Il ricordo di un intellettuale anima la pagina 110: «Stelio Rescio del Manifesto, intellettuale-autodidatta, radiato dal PCI. Fondò la Galleria d’arte d’avanguardia ‘Il Brandale’. Mi parlava sempre del dovere del dubbio. Insieme organizzammo il Contronatale, mostra itinerante del Natale consumistico.» Contro il Natale del consumismo si era pronunciato anche Pier Paolo Pasolini, con l’articolo “Festività e consumismo”, apparso in “Tempo”, n. 1, anno XXXI, 4 gennaio 1969.

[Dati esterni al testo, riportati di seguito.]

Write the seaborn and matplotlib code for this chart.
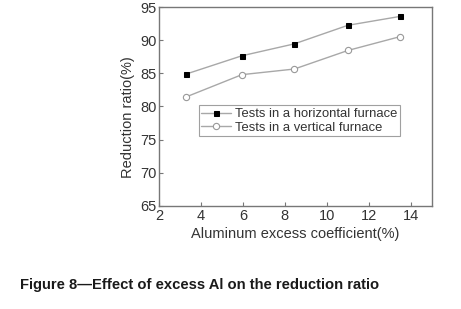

Il 24 maggio, all’ex Hotel Palace, si potrà ascoltare questo e tanto altro, da una ricca biografia politica e umana. Chi l’ha scritta è un tifoso del Genoa e un lettore accanito di Don Chisciotte, in italiano e in spagnolo, mai pago di perdere una partita di calcio o una battaglia contro i mulini a vento. Una seconda giovinezza sembra animarlo da quando ha festeggiato un importante compleanno e i suoi sogni condensati nel romanzo Esperando Sevilla palpitano ancora:

https://trucioli.it/2023/03/09/bruno-marengo-i-suoi-80-anni-auguri-ultimo-scrittore-di-spotorno-una-vita-impegnata-raccontata-fra-amici-al-bar/

La presentazione del libro Il candidato dell’orto europeo è organizzata dal Circolo Socio Culturale Pontorno ODV. Presiede e coordina l’incontro Sira Cerruti, con interventi musicali di Eros Crippa e Marco Vescovi.